# TASK INSTRUCTIONS:
Take every line from the first down to the line with "import * as d3 from 'd3';" and set it down exactly, without the pictures.
╭──
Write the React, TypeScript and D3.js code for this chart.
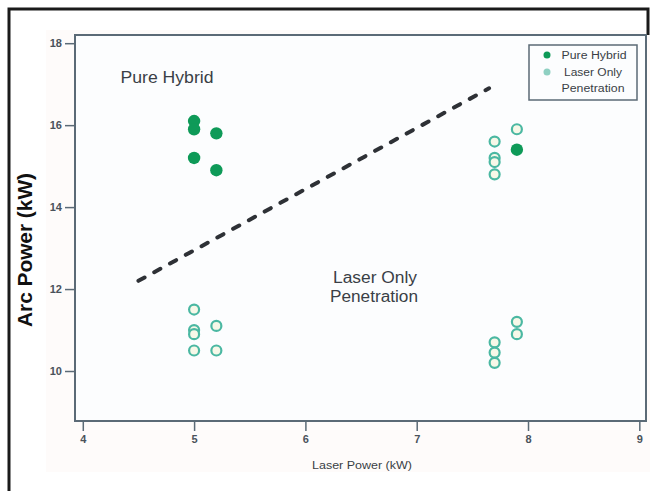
import React, { useRef, useEffect } from 'react';
import * as d3 from 'd3';

// pure hybrid (filled) and laser only penetration (open) points
const hybridX = [5, 5, 5, 5.2, 5.2, 7.9];
const hybridY = [16.1, 15.9, 15.2, 15.8, 14.9, 15.4];
const laserX = [5, 5, 5, 5, 5.2, 5.2, 7.7, 7.7, 7.7, 7.7, 7.9, 7.7, 7.7, 7.7, 7.9, 7.9];
const laserY = [11.5, 11.0, 10.9, 10.5, 11.1, 10.5, 15.6, 15.2, 15.1, 14.8, 15.9, 10.7, 10.45, 10.2, 11.2, 10.9];
const boundaryX = [4.5, 7.65];
const boundaryY = [12.2, 16.9];
const xTicks = [4, 5, 6, 7, 8, 9];
const yTicks = [10, 12, 14, 16, 18];
const legendLabels = ['Pure Hybrid', 'Laser Only', 'Penetration'];

const W = 657;
const H = 491;
const left = 75;
const right = 646;
const top = 35;
const bottom = 421;

const GREEN = '#0e9a58';
const TEAL = '#4bb8a2';
const AXIS = '#5b6a76';
const TXT = '#3a3f46';
const FONT = 'Arial, Liberation Sans, sans-serif';

function ProcessMap() {
  const svgRef = useRef(null);

  useEffect(() => {
    const svg = d3.select(svgRef.current);
    svg.selectAll('*').remove();

    const x = d3.scaleLinear().domain([3.93, 9.06]).range([left, right]);
    const y = d3.scaleLinear().domain([8.78, 18.2]).range([bottom, top]);

    // faint scan tint behind the figure
    svg.append('rect')
      .attr('x', 46).attr('y', 30).attr('width', 604).attr('height', 442)
      .attr('fill', '#fefbfa');

    // outer frame
    svg.append('path')
      .attr('d', `M9,${H} V9 H648 V${top}`)
      .attr('fill', 'none')
      .attr('stroke', '#1a1a1a')
      .attr('stroke-width', 3);

    svg.append('rect')
      .attr('x', left).attr('y', top)
      .attr('width', right - left).attr('height', bottom - top)
      .attr('fill', '#fcfdfe')
      .attr('stroke', AXIS)
      .attr('stroke-width', 2);

    // y axis
    const yAxis = svg.append('g')
      .attr('transform', `translate(${left},0)`)
      .call(d3.axisLeft(y).tickValues(yTicks).tickSize(10).tickPadding(3).tickFormat(d3.format('d')));
    yAxis.select('.domain').remove();
    yAxis.selectAll('line').attr('stroke', AXIS).attr('stroke-width', 1.5);
    yAxis.selectAll('text')
      .attr('fill', '#4a525a')
      .attr('font-family', FONT)
      .attr('font-size', 11)
      .attr('font-weight', 'bold');

    // x axis
    const xAxis = svg.append('g')
      .attr('transform', `translate(0,${bottom})`)
      .call(d3.axisBottom(x).tickValues(xTicks).tickSize(10).tickPadding(4).tickFormat(d3.format('d')));
    xAxis.select('.domain').remove();
    xAxis.selectAll('line').attr('stroke', AXIS).attr('stroke-width', 1.5);
    xAxis.selectAll('text')
      .attr('fill', '#4a525a')
      .attr('font-family', FONT)
      .attr('font-size', 11)
      .attr('font-weight', 'bold');

    svg.append('text')
      .attr('x', 362).attr('y', 469)
      .attr('text-anchor', 'middle')
      .attr('font-family', FONT)
      .attr('font-size', 11)
      .attr('textLength', 100)
      .attr('lengthAdjust', 'spacingAndGlyphs')
      .attr('fill', TXT)
      .text('Laser Power (kW)');

    svg.append('text')
      .attr('transform', 'translate(32,250) rotate(-90)')
      .attr('text-anchor', 'middle')
      .attr('font-family', FONT)
      .attr('font-size', 20)
      .attr('font-weight', 'bold')
      .attr('textLength', 154)
      .attr('lengthAdjust', 'spacingAndGlyphs')
      .attr('fill', '#111')
      .text('Arc Power (kW)');

    // dashed boundary
    const line = d3.line().x((d) => x(d[0])).y((d) => y(d[1]));
    svg.append('path')
      .datum(d3.zip(boundaryX, boundaryY))
      .attr('d', line)
      .attr('fill', 'none')
      .attr('stroke', '#2e3136')
      .attr('stroke-width', 4)
      .attr('stroke-linecap', 'round')
      .attr('stroke-dasharray', '7 11');

    // region labels
    const lbl = (tx, ty, s, len) =>
      svg.append('text')
        .attr('x', tx).attr('y', ty)
        .attr('text-anchor', 'middle')
        .attr('font-family', FONT)
        .attr('font-size', 16)
        .attr('textLength', len)
        .attr('lengthAdjust', 'spacingAndGlyphs')
        .attr('fill', TXT)
        .text(s);
    lbl(167, 83, 'Pure Hybrid', 93);
    lbl(375, 283, 'Laser Only', 84);
    lbl(374, 302, 'Penetration', 88);

    // points
    svg.append('g').selectAll('circle')
      .data(d3.zip(laserX, laserY))
      .join('circle')
      .attr('cx', (d) => x(d[0]))
      .attr('cy', (d) => y(d[1]))
      .attr('r', 5)
      .attr('fill', '#f7f8e8')
      .attr('stroke', TEAL)
      .attr('stroke-width', 2.2);

    svg.append('g').selectAll('circle')
      .data(d3.zip(hybridX, hybridY))
      .join('circle')
      .attr('cx', (d) => x(d[0]))
      .attr('cy', (d) => y(d[1]))
      .attr('r', 6.2)
      .attr('fill', GREEN);

    // legend
    const lg = svg.append('g');
    lg.append('rect')
      .attr('x', 529).attr('y', 45).attr('width', 108).attr('height', 55)
      .attr('fill', '#fcfdfe')
      .attr('stroke', AXIS)
      .attr('stroke-width', 1.5);
    lg.append('circle').attr('cx', 547).attr('cy', 55).attr('r', 3.5).attr('fill', GREEN);
    lg.append('circle').attr('cx', 547).attr('cy', 72).attr('r', 3.5).attr('fill', '#8fd0c2');
    const legendLen = [65, 58, 63];
    lg.selectAll('text.lg')
      .data(legendLabels)
      .join('text')
      .attr('class', 'lg')
      .attr('x', (d, i) => (i === 0 ? 594 : 593))
      .attr('y', (d, i) => 59 + i * 16.5)
      .attr('text-anchor', 'middle')
      .attr('font-family', FONT)
      .attr('font-size', 10)
      .attr('textLength', (d, i) => legendLen[i])
      .attr('lengthAdjust', 'spacingAndGlyphs')
      .attr('fill', TXT)
      .text((d) => d);
  }, []);

  return <svg ref={svgRef} width={W} height={H} style={{ display: 'block' }}></svg>;
}

export default function App() {
  return (
    <div style={{ position: 'absolute', left: 0, top: 0, width: W, height: H, background: '#fff' }}>
      <ProcessMap />
    </div>
  );
}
╰──
# TASK RESULT:
Write the React, TypeScript and D3.js code for this chart.
import React, { useRef, useEffect } from 'react';
import * as d3 from 'd3';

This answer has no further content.